Böylesine ciddi yangın tehdit ve tehlikesi altına bir ülke olmamıza rağmen Devlete bağlı birimlere ait envanterlerde, havadan yangın söndürmede kullanılan bir aracımız yok. Oysa bakan, 2019 yılında yangın filosu kurulacağını söylemişti. Ama o filo hayali çıktı. Bu ihtiyaç şimdilik ihaleler yoluyla karşılanıyor. 2021 yılında yapılan ihalelere göre sadece 3 adet amfibik kiralık uçağımız var.

4 MİLYONU VERMEYEN

THK elinde 9 uçak varken, THK kayyumunun ifadesine göre 4 milyon dolarlık yatırıma ihtiyaç var. 9 uçağı olan bir kurum için 4 milyon dolar harcamak yerine 3 kiralık uçağa 23 milyon dolar vermekle en etkili önlem ve müdahale sağlanamayacağı da ortadadır.

Yangının 6. gününde geç saatlerde Avrupa Birliği’nden acil yardım istendi. Marmaris yangının bu denli tahribata yol açması ve yangının 8. gününde kontrol altına alınabilmesinin nedenleri sadece bunlarla sınırlı değil. Orman Genel Müdürlüğü ekiplerinin de bu yangınlar sırasında çok yetersiz kaldığı uzmanlar tarafından dile getirildi. Gerekli strateji oluşturulamadığı gibi disiplinsizlik ve eşgüdüm eksiklikleri de zararı büyüttü.
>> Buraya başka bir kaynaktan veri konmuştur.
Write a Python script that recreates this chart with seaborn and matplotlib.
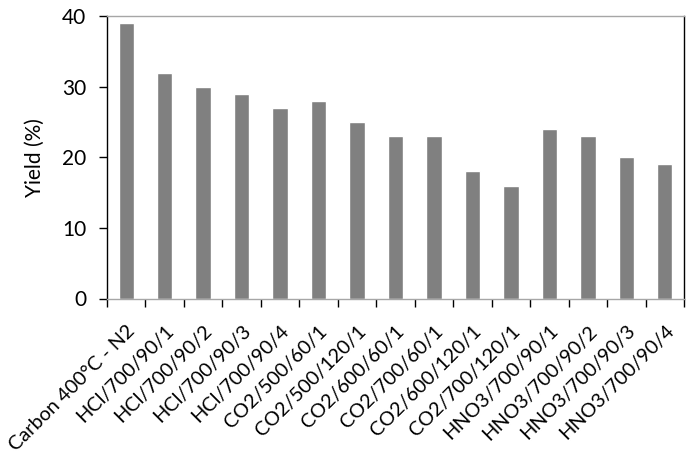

Bunun tanığı da yerel halk ve desteğe gelen gönüllülerdir.  O yüzden, CHP ilçe Başkanı ile birlikte şikayetçi olanlar; “Tüm bu neden ve gerekçelere göre bildirdiğiniz sorumlu ve şüpheler ile Savcılığınız tarafından saptanacak diğer şüpheliler hakkında bildirdiğimiz vakalar da dikkate alınarak gerekli araştırma ve deliller toplanarak cezai soruşturmaya başlanılmasına ve sorumluların cezalandırılmasına karar verilmesini talep ederiz.” dediler.

Bu, bakanın görevi ihmalle suçlanması açısından ve bundan sonraki gelişmeler için de önemli. Bakalım Marmaris C. Savcılığı nasıl bir karar verecek. Bekleyelim, görelim.